Some have praised the Republican-controlled Senate’s blockade of Antonin Scalia’s Supreme Court seat as a winning campaign strategy with a big political payoff. However, if Republicans don’t follow filling Scalia’s seat with comprehensive judicial reform, they’re playing a rigged game, not the long game.

In an article at Salon titled “Now Trump gets the Supreme Court — and the damage may be irreversible,” Amanda Marcotte outlines just how bad the highest court in the land will become with Donald Trump in the Oval Office:

It’s difficult to deny the conclusion that, in the end, Republican voters are more organized and focused on the long game than Democratic voters, and that ability to focus will pay off. Trump will likely be out in four years — possibly less, if the quickly mounting scandals result in enough legal troubles — but the damage he’s likely to do with his court appointments will last years and in some cases generations.

 

Using the courts to dismantle the right of workers to unionize, for instance, will pay off dividends for Republicans long after Trump leaves the White House in the inevitable cloud of shame and disgrace ...

It’s the same story with conservative lawyers’ chipping away at campaign-finance laws ... Just as important, elevating the power and voice of the wealthy over everyone else will help Republicans continue to capture more state legislatures and congressional seats, reinforcing the horrific situation we have now, whereby a Republican minority is ruling over a Democratic majority.

As flattering as Marcotte’s post-mortem may be to Republican voters and activists, it looks a little overblown when you look at it from the Right. It’s hard to imagine that Scalia’s replacement will be able to produce the kind of leftist dystopia that she describes; all the evidence is against it.

First, not only do Republican presidents have an abhorrent track record of nominating federal jurists that actually retain their fidelity to the Constitution (Justice Anthony Kennedy is merely the tip of the iceberg, folks), but the historical data also show that justices on the whole, as a rule, drift further to the Left with age.

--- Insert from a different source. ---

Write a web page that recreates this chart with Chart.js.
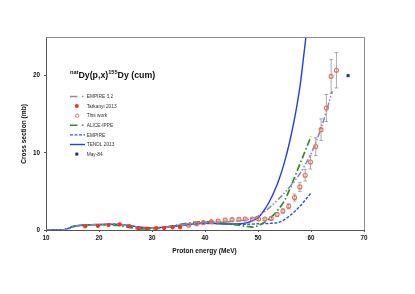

Furthermore, even Scalia himself saw the SCOTUS bench for what it was (and still is), telling a group of laws students months before his death, “The whole time I have been on my court, it has been a liberal court.”

Indeed, even if Donald Trump were to literally clone Justice Clarence Thomas and get him confirmed by the Senate, the American people would still be saddled with a judicial body that only has three consistent Constitutionalists.

If Republicans were truly as focused on the long game as Salon’s Marcotte alleges, they would focus on pressuring Congress to use the powers enumerated in Article III of the Constitution to pass comprehensive judicial reform that curtailed the power of the judiciary — as envisioned by the authors of the Federalist Papers. This sort of measure would help protect and advance conservative causes for generations to come — not just what will prove useful until there’s another major vacancy on the court with a political opponent in the White House.

It should be one that is truly the weakest branch of government. It should be a judiciary with — as Alexander Hamilton put it — “neither force nor will” to do things like run roughshod over the 10th Amendment, redefine ancient institutions at will, or craft an extrajudicial amnesty system out of thin air by acting as a black-robed super-legislature.

Political memories, unfortunately, are short, and now the primary focus on the Right is simply filling the vacant seat, rather than fixing the system.

Without these sorts of reforms, conservatives will still find themselves fighting electoral battles for the right kind of oligarchs to usurp sovereignty away from the American people with the stroke of a pen.

The GOP may have run the score up in this quarter, but unless they restore the proper rules while they have the chance, the only long game they’re playing is a rigged one that only favors the left side of the field.